The study, published Tuesday in the journal Brain, found that the accumulation of dysfunctional tau protein is the real source of cognitive decline and memory loss seen in Alzheimer’s. Tau destabilizes tracks used by cells to transport food and messages throughout the brain, the research found.
Biogen’s drug BIIB037, and several others in advanced development, focus instead on the buildup of different set of protein fragments, called beta amyloid.
“Amyloid has a relationship with cognitive decline, but if you’re looking at both of them together, tau is the bad guy,” Melissa Murray, a neuroscientist at the Mayo Clinic campus in Jacksonville, Florida, said in a telephone interview. The majority of research into the disease has focused on beta amyloid over the past 25 years, she said.

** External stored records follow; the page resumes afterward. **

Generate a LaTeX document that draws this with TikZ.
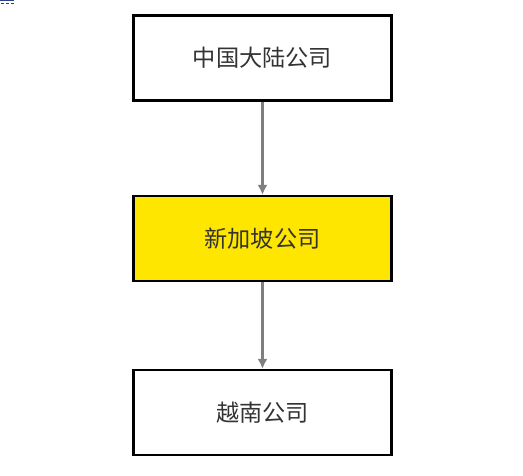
\documentclass[tikz,border=0pt]{standalone}
\usepackage{fontspec}
\usetikzlibrary{arrows.meta}
\newfontfamily\cjk{Noto Sans CJK SC}
\definecolor{boxyellow}{HTML}{FFE600}
\definecolor{linkgray}{HTML}{7F7F7F}
\definecolor{txtgray}{HTML}{333333}
\definecolor{markblue}{HTML}{2B3F8C}
\begin{document}
\begin{tikzpicture}[x=1pt, y=1pt, >=latex,
	company/.style={draw=black, line width=2.2pt, minimum width=258pt, minimum height=85pt,
		inner sep=0pt, text=txtgray, font=\cjk\fontsize{23.2}{27}\selectfont},
	flow/.style={->, draw=linkgray, line width=2.2pt, >={Latex[length=10pt, width=10pt]}}]
	% 1. 画布范围
	\useasboundingbox (0,0) rectangle (523,-476);
	
	% 左上角小标记
	\draw[markblue, line width=1pt] (0,-1) -- (14,-1);
	\draw[markblue, line width=1pt, dash pattern=on 3pt off 2pt] (1,-4) -- (14,-4);
	
	% 2. 三个公司方框
	\node[company] (mainland) at (262.5,-58) {中国大陆公司};
	\node[company, fill=boxyellow] (singapore) at (262.5,-238.5) {新加坡公司};
	\node[company] (vietnam) at (262.5,-412.5) {越南公司};
	
	% 3. 连接箭头
	\draw[flow] (mainland) -- (singapore);
	\draw[flow] (singapore) -- (vietnam);
	
\end{tikzpicture}
\end{document}
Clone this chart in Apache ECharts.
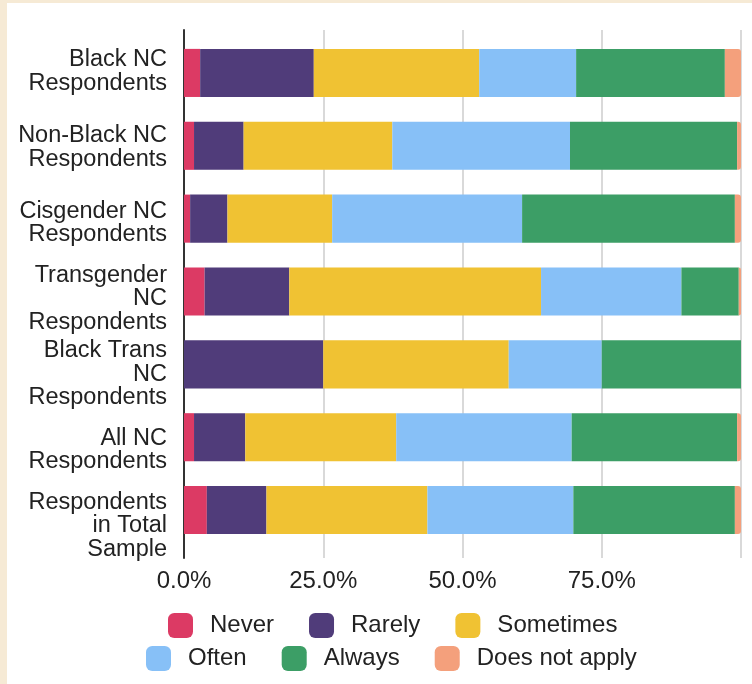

See also: Scientists Hunt Ways to Stall Alzheimer’s
The researchers examined more than 3,600 brains from patients who died at different stages of dementia, with Alzheimer’s confirmed in almost 1,400. Measuring amyloid and tau in the brains at various stages of disease progression allowed them to conclude that it was the level of tau that predicted how quickly a person’s mental faculties had deteriorated.
Cognitive decline typically begins when abnormal tau accumulates in the memory center of the brain –-the hippocampus. Ultimately, toxic tau accumulates in the cortex, the part of the brain involved in higher levels of thinking, planning, behavior and attention, Murray said.